Bob Rector, a retired orthodontist from Muskegon, however, is wary of war.

"We have young families. We think about that," he said.

Louis Canfield, a research analyst in Grand Rapids, said the early days of an attack may be decisive for the economy.

"Over the short run, you have the potential to have some instability," said Canfield, 24. "Now, how long that instability lasts depends on execution. During the first two weeks, if things look good for us on the ground, I think things will be just fine."

In Seidman's speech -- sponsored by Grand Rapids-based RWB Capital Management, where he is a consultant -- the outspoken East Grand Rapids native also touched on corporate scandal, the accounting profession and investing.

He labeled Federal Reserve Chairman Alan Greenspan "politically a devout coward" for pulling back from comments that might have exposed the stock market bubble sooner.

But he blamed CPAs --"my own profession" -- for letting Enron and others go unchallenged for so long.

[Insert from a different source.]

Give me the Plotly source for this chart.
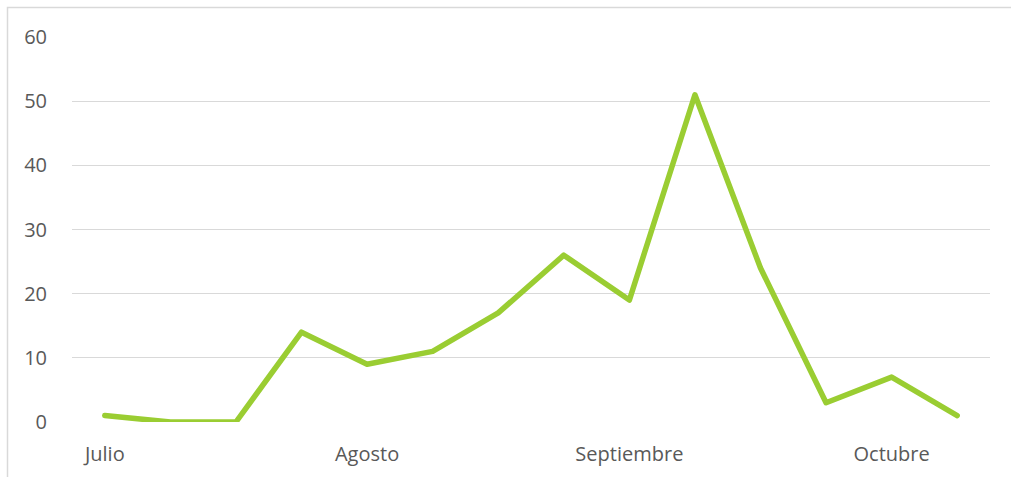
import plotly.graph_objects as go

periods = list(range(14))
values = [1, 0, 0, 14, 9, 11, 17, 26, 19, 51, 24, 3, 7, 1]
label_positions = [0, 4, 8, 12]
label_texts = ["Julio", "Agosto", "Septiembre", "Octubre"]
y_ticks = [0, 10, 20, 30, 40, 50, 60]

fig = go.Figure()
fig.add_trace(go.Scatter(
    x=periods, y=values, mode="lines",
    line=dict(color="#9ACD32", width=5.5, shape="linear"),
    hoverinfo="skip",
))

W, H = 1011, 477
L, R, T, B = 72, W - 990, 37, H - 422
pw, ph = W - L - R, H - T - B

fig.update_layout(
    width=W, height=H,
    margin=dict(l=L, r=R, t=T, b=B, autoexpand=False),
    paper_bgcolor="white", plot_bgcolor="white",
    showlegend=False,
    font=dict(family="Open Sans, sans-serif", size=20, color="#595959"),
    xaxis=dict(
        range=[-0.5, 13.5], tickvals=label_positions, ticktext=label_texts,
        showgrid=False, zeroline=False, showline=False, automargin=False,
        ticks="outside", ticklen=14, tickcolor="rgba(0,0,0,0)",
    ),
    yaxis=dict(
        range=[0, 60], tickvals=y_ticks,
        showgrid=True, gridcolor="#D9D9D9", gridwidth=1.3,
        zeroline=False, showline=False, automargin=False,
        ticks="outside", ticklen=20, tickcolor="rgba(0,0,0,0)",
    ),
    shapes=[dict(
        type="rect", xref="paper", yref="paper",
        x0=(7.5 - L) / pw, x1=(1020 - L) / pw,
        y0=(422 - 485) / ph, y1=(422 - 7.5) / ph,
        line=dict(color="#D9D9D9", width=1.5), fillcolor="rgba(0,0,0,0)",
        layer="below",
    )],
)

fig.write_html(
    "out.html",
    config={"displayModeBar": False},
    post_script=(
        "document.body.style.margin='0';document.body.style.overflow='hidden';"
        "document.querySelectorAll('.scatterlayer path.js-line').forEach(function(p){"
        "p.style.strokeLinecap='round';p.style.strokeLinejoin='round';});"
    ),
)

Seidman, who lives in Florida, from 1989 to 1991 headed up the Resolution Trust Company, the federal entity that mopped up the savings and loan scandal of the 1980s.

He oversaw the Federal Deposit Insurance Corporation from 1985 to 1991.

He has also been an executive in a Fortune 500 company; publishes Bank Director magazine; helped elevate what is now BDO Seidman to its national status; and is a director of Fiserv and U.S. Order, Inc.